"Polisi menggunakan kekuatan yang berlebihan dalam melakukan penangkapan. Mereka memukuli pedemo karena menolak menjawab pertanyaan," sebut laporan dari Amnesty International, dikutip dari Strait Times, Jumat 20 September 2019.
Amnesty melaporkan juga bahwa polisi Hong Kong kerap menjepit kepala pedemo ke lantai, menyorot mata pedemo dengan pena laser dan mengancam akan menggunakan alat setrum setelah seorang pedemo enggan membuka telepon genggamnya.
"Laporan kami berdasarkan penyelidikan yang mencakup wawancara dengan 21 pedemo yang sempat ditangkap dan petugas kesehatan yang merawat para pedemo," lanjut pernyataan organisasi HAM tersebut.
Disebutkan, 18 dari 21 pedemo dirawat di rumah sakit karena cedera akibat penangkapan paksa.
Sementara itu, kepolisian Hong Kong belum berkomentar terkait laporan dari Amnesty International ini. Namun, kepolisian hanya mengatakan bahwa polisi dilarang menggunakan kekerasan dalam penangkapan.
Demonstrasi selama tiga bulan di kota ini menjadikan demonstrasi terlama dalam sejarah.

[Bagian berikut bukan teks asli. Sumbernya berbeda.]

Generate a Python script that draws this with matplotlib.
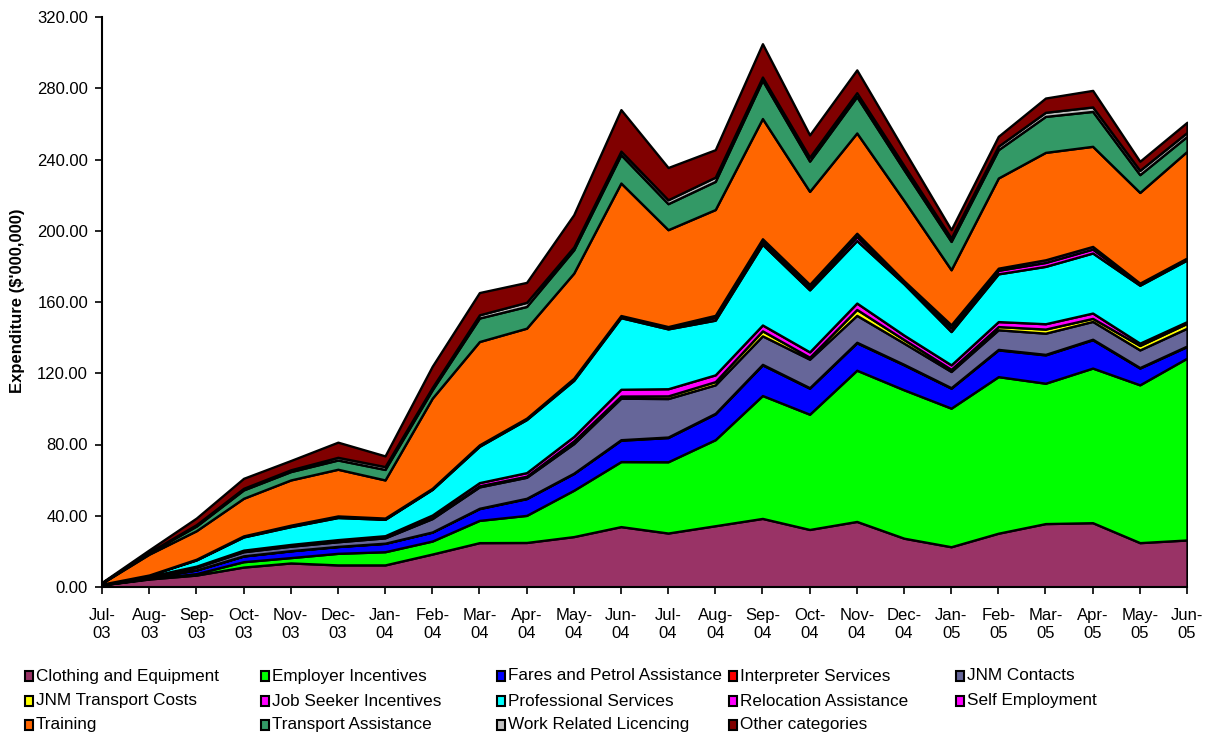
import matplotlib
matplotlib.use("Agg")
import matplotlib.pyplot as plt
from matplotlib.patches import Rectangle
from matplotlib.ticker import FormatStrFormatter
import numpy as np

plt.rcParams['font.family'] = ['Liberation Sans', 'DejaVu Sans']

months = ["Jul-03", "Aug-03", "Sep-03", "Oct-03", "Nov-03", "Dec-03",
          "Jan-04", "Feb-04", "Mar-04", "Apr-04", "May-04", "Jun-04",
          "Jul-04", "Aug-04", "Sep-04", "Oct-04", "Nov-04", "Dec-04",
          "Jan-05", "Feb-05", "Mar-05", "Apr-05", "May-05", "Jun-05"]

# Monthly expenditure by category ($'000,000), stacked bottom to top
clothing = [1.2, 4.5, 6.7, 11.2, 13.5, 12.4, 12.4, 18.5, 24.9, 25.0, 28.3, 33.9,
            30.3, 34.4, 38.5, 32.3, 36.8, 27.4, 22.6, 30.2, 35.6, 36.1, 24.9, 26.4]
employer = [0.0, 0.3, 0.8, 3.0, 3.0, 6.5, 7.4, 7.3, 12.5, 15.2, 26.0, 36.5,
            40.0, 48.3, 69.0, 64.7, 84.9, 83.3, 77.8, 87.9, 78.8, 86.8, 88.6, 102.1]
fares = [0.1, 0.6, 2.0, 3.2, 3.8, 3.8, 4.7, 5.0, 6.6, 9.4, 9.4, 12.0,
         13.6, 14.5, 17.2, 14.6, 15.4, 14.0, 11.2, 15.0, 15.9, 15.9, 9.4, 6.5]
interpreter = [0.0, 0.05, 0.1, 0.1, 0.1, 0.1, 0.1, 0.1, 0.2, 0.2, 0.2, 0.3,
               0.3, 0.3, 0.3, 0.3, 0.3, 0.3, 0.3, 0.3, 0.3, 0.3, 0.3, 0.3]
jnm_contacts = [0.1, 0.4, 1.5, 2.3, 2.5, 2.6, 3.0, 7.5, 12.0, 11.8, 16.6, 23.3,
                21.6, 16.0, 16.0, 16.0, 15.1, 11.9, 9.1, 11.0, 11.9, 10.0, 9.9, 10.0]
jnm_transport = [0.05, 0.1, 0.3, 0.4, 0.4, 0.4, 0.4, 0.5, 0.6, 0.6, 1.5, 1.2,
                 1.5, 1.8, 2.8, 1.1, 3.3, 2.0, 1.2, 1.8, 2.3, 1.7, 2.5, 2.7]
job_seeker = [0.05, 0.1, 0.3, 0.5, 0.6, 0.8, 0.8, 1.5, 1.8, 2.0, 2.5, 3.8,
              4.0, 3.8, 3.3, 3.0, 3.6, 2.5, 2.5, 2.8, 3.0, 3.0, 1.3, 1.0]
professional = [0.1, 0.6, 3.5, 7.4, 10.0, 12.4, 9.2, 14.4, 20.4, 29.8, 31.5, 40.2,
                33.6, 30.7, 45.3, 34.8, 35.1, 28.8, 18.7, 26.8, 32.2, 33.7, 32.5, 34.6]
relocation = [0.0, 0.05, 0.2, 0.3, 0.4, 0.4, 0.3, 0.3, 0.4, 0.4, 0.6, 0.6,
              0.7, 1.5, 1.6, 1.6, 2.2, 0.9, 2.0, 2.0, 2.2, 2.2, 0.6, 0.6]
self_employment = [0.0, 0.05, 0.2, 0.3, 0.4, 0.5, 0.4, 0.3, 0.4, 0.4, 0.6, 0.6,
                   0.6, 1.2, 1.5, 1.5, 1.9, 0.8, 1.8, 1.2, 1.5, 1.5, 0.6, 0.5]
training = [0.6, 11.7, 16.0, 21.1, 25.4, 26.2, 21.4, 50.6, 58.0, 50.5, 59.0, 74.4,
            54.4, 59.4, 67.5, 52.2, 56.3, 45.1, 30.9, 50.6, 60.3, 56.2, 50.9, 59.9]
transport_assist = [0.1, 0.8, 2.6, 4.7, 4.7, 5.2, 5.9, 4.7, 13.2, 12.2, 13.1, 15.9,
                    14.6, 15.8, 21.5, 17.0, 20.4, 17.2, 15.9, 15.9, 20.2, 19.6, 10.0, 8.4]
licencing = [0.05, 0.3, 0.8, 0.9, 1.0, 1.5, 1.6, 1.3, 1.8, 2.3, 1.6, 2.0,
             2.2, 2.4, 1.8, 2.2, 2.2, 2.4, 1.9, 2.0, 2.3, 2.5, 2.4, 2.2]
other = [0.3, 1.3, 3.7, 5.6, 5.2, 8.5, 6.0, 11.9, 12.5, 11.2, 18.1, 23.3,
         18.1, 15.4, 18.7, 12.5, 12.8, 8.7, 4.7, 5.5, 8.0, 9.3, 5.1, 5.7]

categories = ["Clothing and Equipment", "Employer Incentives",
              "Fares and Petrol Assistance", "Interpreter Services",
              "JNM Contacts", "JNM Transport Costs", "Job Seeker Incentives",
              "Professional Services", "Relocation Assistance",
              "Self Employment", "Training", "Transport Assistance",
              "Work Related Licencing", "Other categories"]
series = [clothing, employer, fares, interpreter, jnm_contacts, jnm_transport,
          job_seeker, professional, relocation, self_employment, training,
          transport_assist, licencing, other]
colors = ["#993366", "#00FF00", "#0000FF", "#FF0000", "#666699", "#FFFF00",
          "#FF00FF", "#00FFFF", "#FF00FF", "#FF00FF", "#FF6600", "#339966",
          "#C0C0C0", "#800000"]

W, H = 1212, 735
fig = plt.figure(figsize=(W / 100, H / 100), dpi=100)
ax = fig.add_axes([102 / W, (H - 587) / H, (1187 - 102) / W, (587 - 17) / H])

x = np.arange(len(months))
ax.stackplot(x, *series, colors=colors, edgecolor="black", linewidth=1.7)

ax.set_xlim(0, len(months) - 1)
ax.set_ylim(0, 320)
ax.set_yticks(np.arange(0, 321, 40))
ax.yaxis.set_major_formatter(FormatStrFormatter("%.2f"))
ax.set_xticks(x)
ax.set_xticklabels([m.replace("-", "-\n") for m in months], linespacing=1.25)
ax.tick_params(axis="both", direction="out", length=5, width=1.2,
               labelsize=12, colors="black")
ax.tick_params(axis="x", pad=10)
ax.tick_params(axis="y", pad=5)

for side in ("top", "right"):
    ax.spines[side].set_visible(False)
for side in ("left", "bottom"):
    ax.spines[side].set_linewidth(1.5)
    ax.spines[side].set_color("black")
ax.set_zorder(1)

fig.text(18 / W, 1 - 301 / H, "Expenditure ($'000,000)", rotation=90,
         ha="center", va="center", fontsize=12, fontweight="bold")

# Legend laid out in rows of five
col_x = [25, 261, 497, 729, 956]
row_y = [676, 701, 725]
for i, (name, col) in enumerate(zip(categories, colors)):
    r, c = divmod(i, 5)
    sx, sy = col_x[c], row_y[r]
    fig.patches.append(Rectangle((sx / W, 1 - (sy + 5) / H), 8 / W, 10 / H,
                                 transform=fig.transFigure, facecolor=col,
                                 edgecolor="black", linewidth=1.5))
    fig.text((sx + 11) / W, 1 - sy / H, name, ha="left", va="center",
             fontsize=12.3)

fig.savefig("out.png", dpi=100)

Pedemo sempat merusak sejumlah stasiun MTR dan memblokir jalan-jalan utama serta bandara.
Akibatnya, ratusan calon penumpang yang berada di Bandara Internasional Hong Kong tidak bisa masuk maupun keluar. Banyak penerbangan yang ditunda bahkan dibatalkan akibat serangan dari para pedemo.
Hong Kong adalah bekas koloni Inggris, yang sudah dikembalikan ke Tiongkok pada 1997 di bawah sistem "Satu Negara, Dua Sistem." Sistem tersebut menjamin otonomi Hong Kong.